# What to do
Determine which lines of the records include the word "this", and copy them.
--*--
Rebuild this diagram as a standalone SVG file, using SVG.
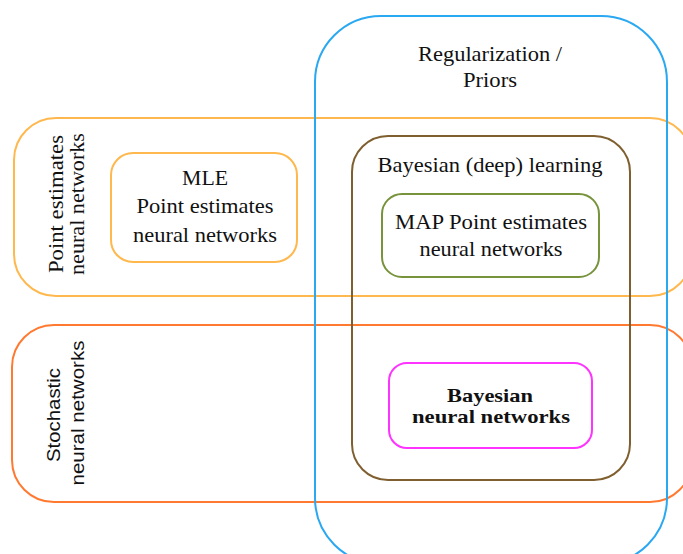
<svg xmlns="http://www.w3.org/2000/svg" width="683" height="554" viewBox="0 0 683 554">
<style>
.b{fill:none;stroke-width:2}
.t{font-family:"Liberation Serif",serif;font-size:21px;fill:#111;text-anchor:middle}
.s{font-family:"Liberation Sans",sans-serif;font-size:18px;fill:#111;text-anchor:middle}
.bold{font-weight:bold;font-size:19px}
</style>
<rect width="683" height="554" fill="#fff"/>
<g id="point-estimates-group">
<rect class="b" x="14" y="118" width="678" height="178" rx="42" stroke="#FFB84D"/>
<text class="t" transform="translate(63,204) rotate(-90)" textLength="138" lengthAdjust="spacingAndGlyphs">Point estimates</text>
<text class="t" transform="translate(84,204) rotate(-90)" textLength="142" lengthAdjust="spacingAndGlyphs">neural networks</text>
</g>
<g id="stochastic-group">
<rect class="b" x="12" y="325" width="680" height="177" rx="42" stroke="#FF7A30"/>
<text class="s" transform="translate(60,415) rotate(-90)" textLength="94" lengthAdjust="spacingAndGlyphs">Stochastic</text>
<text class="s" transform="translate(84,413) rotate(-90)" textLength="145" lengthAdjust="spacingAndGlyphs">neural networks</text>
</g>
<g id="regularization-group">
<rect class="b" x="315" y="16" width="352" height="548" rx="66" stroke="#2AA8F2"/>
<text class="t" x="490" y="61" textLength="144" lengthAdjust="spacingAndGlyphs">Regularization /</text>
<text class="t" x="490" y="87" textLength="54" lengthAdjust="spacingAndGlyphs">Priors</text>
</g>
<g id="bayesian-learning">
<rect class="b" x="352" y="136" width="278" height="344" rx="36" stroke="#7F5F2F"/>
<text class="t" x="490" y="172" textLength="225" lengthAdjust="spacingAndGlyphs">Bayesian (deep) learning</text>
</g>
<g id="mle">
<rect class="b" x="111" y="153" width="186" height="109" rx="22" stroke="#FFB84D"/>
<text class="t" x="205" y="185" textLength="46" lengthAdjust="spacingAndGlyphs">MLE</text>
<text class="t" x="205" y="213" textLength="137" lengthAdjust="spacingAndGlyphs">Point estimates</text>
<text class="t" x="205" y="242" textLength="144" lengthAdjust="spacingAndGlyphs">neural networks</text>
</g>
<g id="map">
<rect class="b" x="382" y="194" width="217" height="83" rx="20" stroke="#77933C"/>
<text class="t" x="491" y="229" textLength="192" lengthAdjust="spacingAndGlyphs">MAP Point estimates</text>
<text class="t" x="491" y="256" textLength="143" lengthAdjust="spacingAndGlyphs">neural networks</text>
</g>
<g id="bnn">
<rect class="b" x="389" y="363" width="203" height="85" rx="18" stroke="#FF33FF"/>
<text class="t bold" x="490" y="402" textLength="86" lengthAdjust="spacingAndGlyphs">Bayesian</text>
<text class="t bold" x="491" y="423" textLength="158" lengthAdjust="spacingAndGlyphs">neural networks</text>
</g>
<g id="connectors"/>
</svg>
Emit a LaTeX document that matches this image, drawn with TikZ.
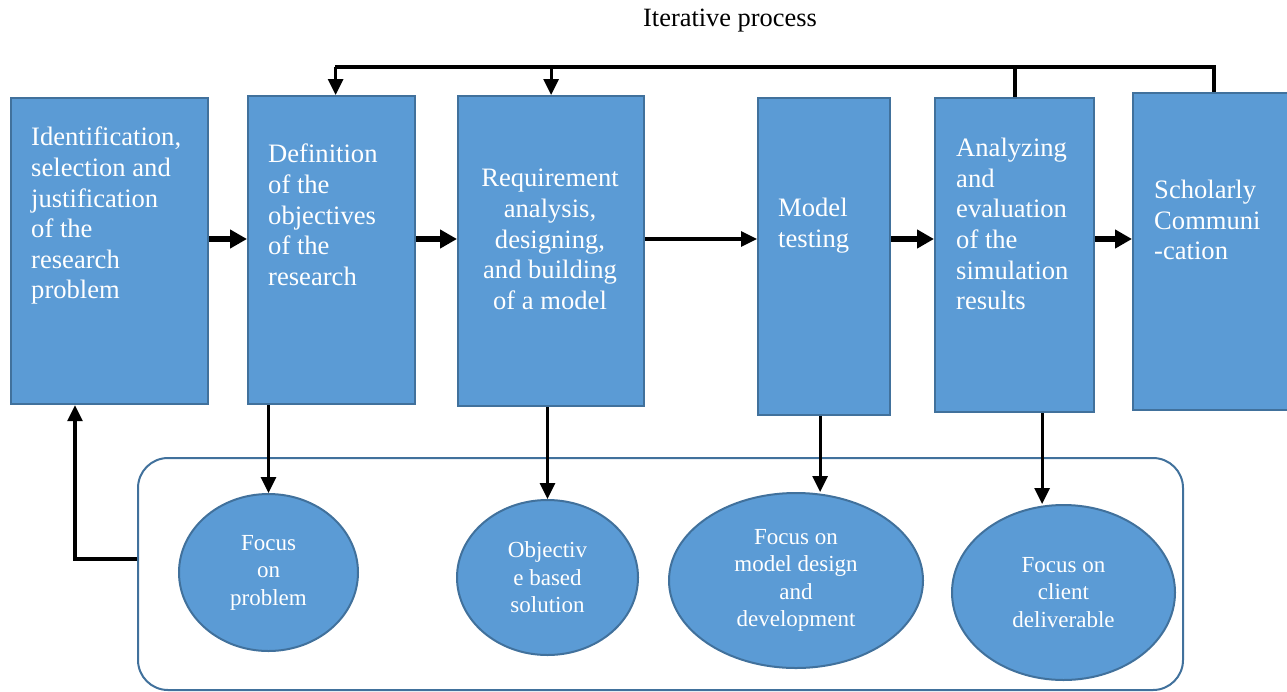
--*--
# Complete response
Rebuild this diagram as a standalone SVG file, using SVG.
Emit a LaTeX document that matches this image, drawn with TikZ.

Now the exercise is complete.